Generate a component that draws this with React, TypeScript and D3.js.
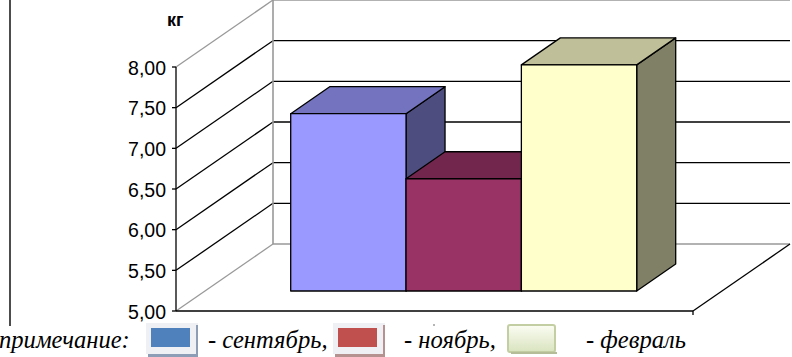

...

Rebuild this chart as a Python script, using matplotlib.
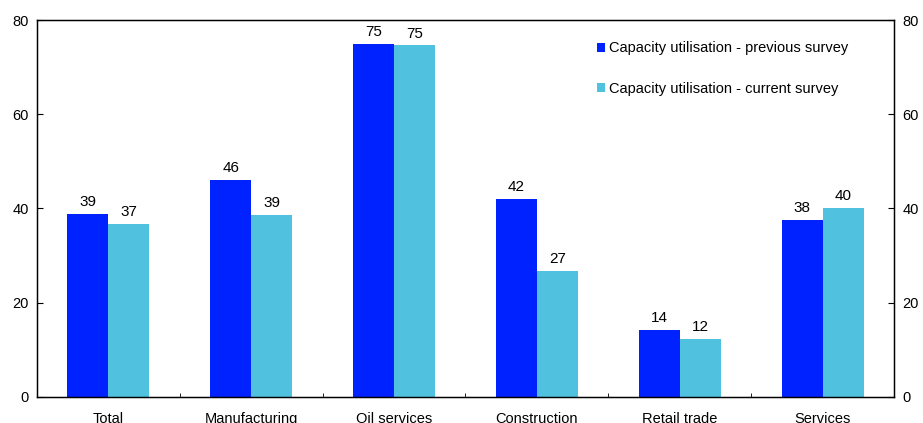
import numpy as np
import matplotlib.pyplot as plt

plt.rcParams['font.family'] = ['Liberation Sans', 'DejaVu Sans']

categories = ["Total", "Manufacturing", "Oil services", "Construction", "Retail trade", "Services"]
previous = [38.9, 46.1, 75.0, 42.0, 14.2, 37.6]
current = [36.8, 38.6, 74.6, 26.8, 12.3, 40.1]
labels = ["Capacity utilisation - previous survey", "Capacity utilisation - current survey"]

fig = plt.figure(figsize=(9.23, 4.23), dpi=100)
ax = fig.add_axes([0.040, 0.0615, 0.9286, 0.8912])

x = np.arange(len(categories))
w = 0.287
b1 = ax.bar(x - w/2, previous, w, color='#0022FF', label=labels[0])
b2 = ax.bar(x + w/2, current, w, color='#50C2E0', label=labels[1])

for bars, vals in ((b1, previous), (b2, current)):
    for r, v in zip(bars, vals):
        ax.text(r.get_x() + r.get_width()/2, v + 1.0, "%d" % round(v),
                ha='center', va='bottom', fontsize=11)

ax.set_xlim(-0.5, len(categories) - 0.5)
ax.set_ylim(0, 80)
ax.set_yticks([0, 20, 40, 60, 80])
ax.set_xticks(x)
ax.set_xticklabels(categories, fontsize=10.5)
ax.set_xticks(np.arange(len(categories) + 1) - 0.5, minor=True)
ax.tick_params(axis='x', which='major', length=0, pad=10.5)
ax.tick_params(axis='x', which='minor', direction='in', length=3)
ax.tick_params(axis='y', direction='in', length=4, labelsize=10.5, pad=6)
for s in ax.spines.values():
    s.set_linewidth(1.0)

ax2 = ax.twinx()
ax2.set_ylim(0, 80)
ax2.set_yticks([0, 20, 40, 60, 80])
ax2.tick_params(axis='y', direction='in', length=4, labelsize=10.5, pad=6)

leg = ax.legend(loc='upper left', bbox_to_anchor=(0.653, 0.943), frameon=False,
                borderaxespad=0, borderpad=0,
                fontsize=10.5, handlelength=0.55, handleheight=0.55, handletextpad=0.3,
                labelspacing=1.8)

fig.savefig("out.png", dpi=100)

==

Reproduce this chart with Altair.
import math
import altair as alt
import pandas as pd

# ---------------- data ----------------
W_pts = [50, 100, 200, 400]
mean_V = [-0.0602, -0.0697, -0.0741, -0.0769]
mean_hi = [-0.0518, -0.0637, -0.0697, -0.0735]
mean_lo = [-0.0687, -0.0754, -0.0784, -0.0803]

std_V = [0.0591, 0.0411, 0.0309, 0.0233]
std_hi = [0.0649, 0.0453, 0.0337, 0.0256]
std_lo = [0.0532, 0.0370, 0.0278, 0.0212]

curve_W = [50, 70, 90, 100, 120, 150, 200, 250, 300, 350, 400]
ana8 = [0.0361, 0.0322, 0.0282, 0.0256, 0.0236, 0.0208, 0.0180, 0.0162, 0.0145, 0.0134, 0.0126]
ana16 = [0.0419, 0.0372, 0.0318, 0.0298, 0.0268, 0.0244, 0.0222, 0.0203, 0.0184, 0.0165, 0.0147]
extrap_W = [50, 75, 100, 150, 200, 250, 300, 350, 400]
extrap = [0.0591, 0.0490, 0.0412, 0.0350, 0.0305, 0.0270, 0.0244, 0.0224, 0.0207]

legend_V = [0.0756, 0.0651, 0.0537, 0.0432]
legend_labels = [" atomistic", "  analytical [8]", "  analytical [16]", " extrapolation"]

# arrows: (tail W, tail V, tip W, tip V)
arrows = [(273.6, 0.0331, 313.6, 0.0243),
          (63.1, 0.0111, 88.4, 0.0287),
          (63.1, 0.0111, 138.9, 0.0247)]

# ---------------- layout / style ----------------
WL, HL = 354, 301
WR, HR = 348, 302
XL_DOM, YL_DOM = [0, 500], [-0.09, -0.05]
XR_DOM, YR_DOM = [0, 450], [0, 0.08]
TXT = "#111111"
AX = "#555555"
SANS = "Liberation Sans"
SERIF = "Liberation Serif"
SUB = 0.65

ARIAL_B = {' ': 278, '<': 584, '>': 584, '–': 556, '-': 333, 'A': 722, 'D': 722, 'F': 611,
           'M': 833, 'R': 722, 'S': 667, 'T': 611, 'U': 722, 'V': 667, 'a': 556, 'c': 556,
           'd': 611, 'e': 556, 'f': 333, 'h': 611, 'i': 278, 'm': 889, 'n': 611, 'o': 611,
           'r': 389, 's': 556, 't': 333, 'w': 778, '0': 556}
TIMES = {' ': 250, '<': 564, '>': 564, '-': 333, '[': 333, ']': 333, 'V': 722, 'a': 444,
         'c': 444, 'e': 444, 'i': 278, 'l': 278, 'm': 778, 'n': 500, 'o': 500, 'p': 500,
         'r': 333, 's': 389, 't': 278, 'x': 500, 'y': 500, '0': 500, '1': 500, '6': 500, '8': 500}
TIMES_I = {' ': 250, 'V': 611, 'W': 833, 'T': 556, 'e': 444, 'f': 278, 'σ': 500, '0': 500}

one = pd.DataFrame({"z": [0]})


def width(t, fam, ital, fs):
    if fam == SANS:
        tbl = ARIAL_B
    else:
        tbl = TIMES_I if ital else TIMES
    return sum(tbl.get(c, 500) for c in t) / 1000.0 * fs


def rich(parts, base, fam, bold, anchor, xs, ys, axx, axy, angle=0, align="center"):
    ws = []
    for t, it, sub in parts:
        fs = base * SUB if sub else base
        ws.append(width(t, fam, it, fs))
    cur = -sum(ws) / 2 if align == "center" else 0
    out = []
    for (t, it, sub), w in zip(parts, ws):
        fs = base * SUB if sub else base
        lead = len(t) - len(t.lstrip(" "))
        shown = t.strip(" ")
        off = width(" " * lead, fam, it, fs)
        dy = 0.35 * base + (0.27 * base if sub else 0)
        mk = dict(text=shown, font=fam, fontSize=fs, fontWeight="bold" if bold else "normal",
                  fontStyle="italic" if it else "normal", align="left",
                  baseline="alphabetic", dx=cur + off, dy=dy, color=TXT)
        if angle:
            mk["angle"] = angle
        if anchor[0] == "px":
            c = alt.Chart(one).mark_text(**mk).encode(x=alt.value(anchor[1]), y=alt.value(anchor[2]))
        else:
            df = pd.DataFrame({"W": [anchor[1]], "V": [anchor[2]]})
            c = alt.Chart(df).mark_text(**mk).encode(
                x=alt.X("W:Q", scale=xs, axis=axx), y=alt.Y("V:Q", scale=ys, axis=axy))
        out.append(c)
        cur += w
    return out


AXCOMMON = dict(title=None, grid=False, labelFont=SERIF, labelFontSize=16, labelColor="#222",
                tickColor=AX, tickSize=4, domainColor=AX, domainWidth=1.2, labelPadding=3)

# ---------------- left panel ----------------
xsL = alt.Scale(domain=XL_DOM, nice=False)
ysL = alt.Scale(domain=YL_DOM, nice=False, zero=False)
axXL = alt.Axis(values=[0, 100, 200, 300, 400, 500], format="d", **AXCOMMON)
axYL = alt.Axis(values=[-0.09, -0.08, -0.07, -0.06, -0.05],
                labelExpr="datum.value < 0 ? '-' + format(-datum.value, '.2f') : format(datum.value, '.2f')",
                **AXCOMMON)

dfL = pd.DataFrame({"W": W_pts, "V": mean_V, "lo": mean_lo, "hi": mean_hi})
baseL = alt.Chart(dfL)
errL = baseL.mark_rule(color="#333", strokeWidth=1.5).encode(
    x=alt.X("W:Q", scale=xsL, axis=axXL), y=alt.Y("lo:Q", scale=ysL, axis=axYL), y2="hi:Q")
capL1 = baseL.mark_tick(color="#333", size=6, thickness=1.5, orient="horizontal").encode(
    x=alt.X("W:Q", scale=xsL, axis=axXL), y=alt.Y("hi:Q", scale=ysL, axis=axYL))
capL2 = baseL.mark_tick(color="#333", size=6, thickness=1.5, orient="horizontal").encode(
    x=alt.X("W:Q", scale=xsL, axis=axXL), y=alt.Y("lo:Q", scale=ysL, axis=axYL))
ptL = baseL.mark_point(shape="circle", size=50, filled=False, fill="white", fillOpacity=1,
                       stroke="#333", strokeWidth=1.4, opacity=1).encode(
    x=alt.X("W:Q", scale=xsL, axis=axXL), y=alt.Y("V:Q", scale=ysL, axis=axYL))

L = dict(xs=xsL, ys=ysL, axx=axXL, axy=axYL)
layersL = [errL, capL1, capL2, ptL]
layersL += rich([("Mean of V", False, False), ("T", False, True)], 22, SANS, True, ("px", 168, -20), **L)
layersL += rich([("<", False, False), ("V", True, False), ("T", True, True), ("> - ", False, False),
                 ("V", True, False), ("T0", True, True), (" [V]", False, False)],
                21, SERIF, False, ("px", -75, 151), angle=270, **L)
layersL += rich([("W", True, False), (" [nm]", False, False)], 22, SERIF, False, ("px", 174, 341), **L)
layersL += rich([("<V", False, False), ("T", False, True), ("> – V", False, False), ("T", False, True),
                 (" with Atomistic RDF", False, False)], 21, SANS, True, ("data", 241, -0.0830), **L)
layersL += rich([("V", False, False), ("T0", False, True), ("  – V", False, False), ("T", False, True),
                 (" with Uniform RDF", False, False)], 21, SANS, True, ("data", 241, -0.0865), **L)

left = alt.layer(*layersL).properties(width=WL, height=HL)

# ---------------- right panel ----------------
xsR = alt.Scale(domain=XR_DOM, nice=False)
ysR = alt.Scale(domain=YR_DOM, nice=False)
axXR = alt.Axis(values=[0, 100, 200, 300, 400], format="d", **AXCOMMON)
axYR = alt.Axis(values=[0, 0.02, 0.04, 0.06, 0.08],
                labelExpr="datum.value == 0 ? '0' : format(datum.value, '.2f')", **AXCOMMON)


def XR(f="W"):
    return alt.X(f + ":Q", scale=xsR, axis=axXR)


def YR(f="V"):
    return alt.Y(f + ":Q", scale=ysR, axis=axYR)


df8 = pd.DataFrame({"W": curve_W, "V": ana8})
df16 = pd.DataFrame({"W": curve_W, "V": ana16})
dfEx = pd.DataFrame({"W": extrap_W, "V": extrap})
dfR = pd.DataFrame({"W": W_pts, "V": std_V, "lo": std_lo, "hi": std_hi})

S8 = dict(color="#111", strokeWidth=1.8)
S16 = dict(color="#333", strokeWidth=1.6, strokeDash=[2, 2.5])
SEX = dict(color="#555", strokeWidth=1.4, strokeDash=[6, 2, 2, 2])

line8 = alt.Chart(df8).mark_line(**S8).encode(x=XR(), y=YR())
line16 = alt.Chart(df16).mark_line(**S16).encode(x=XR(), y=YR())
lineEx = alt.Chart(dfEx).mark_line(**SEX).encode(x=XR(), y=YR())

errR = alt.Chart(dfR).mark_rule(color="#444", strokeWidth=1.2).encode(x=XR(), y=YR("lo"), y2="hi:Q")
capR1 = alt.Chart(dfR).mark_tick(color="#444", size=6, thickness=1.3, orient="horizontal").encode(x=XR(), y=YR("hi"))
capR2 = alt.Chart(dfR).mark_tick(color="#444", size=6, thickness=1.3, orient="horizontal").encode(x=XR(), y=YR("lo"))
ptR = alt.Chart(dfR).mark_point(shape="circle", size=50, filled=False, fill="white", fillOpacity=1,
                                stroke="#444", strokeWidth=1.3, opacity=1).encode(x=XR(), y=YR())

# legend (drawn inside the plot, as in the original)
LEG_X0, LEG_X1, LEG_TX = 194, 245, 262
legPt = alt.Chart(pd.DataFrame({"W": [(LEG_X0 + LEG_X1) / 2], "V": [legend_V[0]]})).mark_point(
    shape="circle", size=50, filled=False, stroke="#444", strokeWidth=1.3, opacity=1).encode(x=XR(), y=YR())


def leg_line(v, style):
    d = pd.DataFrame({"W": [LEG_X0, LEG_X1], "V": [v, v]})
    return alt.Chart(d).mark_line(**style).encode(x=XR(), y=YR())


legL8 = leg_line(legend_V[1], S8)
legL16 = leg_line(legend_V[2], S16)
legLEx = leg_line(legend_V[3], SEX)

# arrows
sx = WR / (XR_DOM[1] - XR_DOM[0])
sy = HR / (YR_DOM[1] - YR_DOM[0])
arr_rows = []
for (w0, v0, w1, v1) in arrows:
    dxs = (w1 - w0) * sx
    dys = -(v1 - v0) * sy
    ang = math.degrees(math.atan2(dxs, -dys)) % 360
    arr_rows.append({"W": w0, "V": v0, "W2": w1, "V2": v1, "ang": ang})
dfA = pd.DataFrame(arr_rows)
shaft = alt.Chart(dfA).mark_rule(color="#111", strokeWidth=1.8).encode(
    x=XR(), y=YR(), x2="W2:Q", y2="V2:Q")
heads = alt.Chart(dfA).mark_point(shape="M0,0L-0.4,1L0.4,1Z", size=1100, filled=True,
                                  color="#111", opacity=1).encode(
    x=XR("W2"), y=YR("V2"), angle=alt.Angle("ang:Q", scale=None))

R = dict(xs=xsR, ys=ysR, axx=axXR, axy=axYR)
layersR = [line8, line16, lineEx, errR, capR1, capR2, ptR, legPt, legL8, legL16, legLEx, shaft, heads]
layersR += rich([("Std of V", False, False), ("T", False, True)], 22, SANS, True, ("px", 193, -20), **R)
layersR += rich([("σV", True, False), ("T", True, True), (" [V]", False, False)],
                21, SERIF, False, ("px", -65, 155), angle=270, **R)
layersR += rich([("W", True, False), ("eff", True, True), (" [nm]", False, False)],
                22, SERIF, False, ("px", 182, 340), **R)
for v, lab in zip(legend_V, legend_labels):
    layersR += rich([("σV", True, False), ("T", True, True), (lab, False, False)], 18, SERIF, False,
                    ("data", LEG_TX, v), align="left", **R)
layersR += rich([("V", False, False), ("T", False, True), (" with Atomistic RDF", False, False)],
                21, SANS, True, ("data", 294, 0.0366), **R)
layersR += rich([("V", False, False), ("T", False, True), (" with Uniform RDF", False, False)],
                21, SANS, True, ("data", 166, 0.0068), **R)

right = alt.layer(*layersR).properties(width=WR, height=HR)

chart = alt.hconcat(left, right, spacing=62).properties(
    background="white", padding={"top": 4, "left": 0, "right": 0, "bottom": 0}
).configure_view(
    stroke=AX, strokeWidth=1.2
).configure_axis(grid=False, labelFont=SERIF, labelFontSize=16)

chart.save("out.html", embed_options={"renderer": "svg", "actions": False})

• TO BE DONE: Go through the data above and find the lines with the word "matplotlib". Copy each of those lines.

• COMPLETE ANSWER:
Rebuild this chart as a Python script, using matplotlib.
import matplotlib.pyplot as plt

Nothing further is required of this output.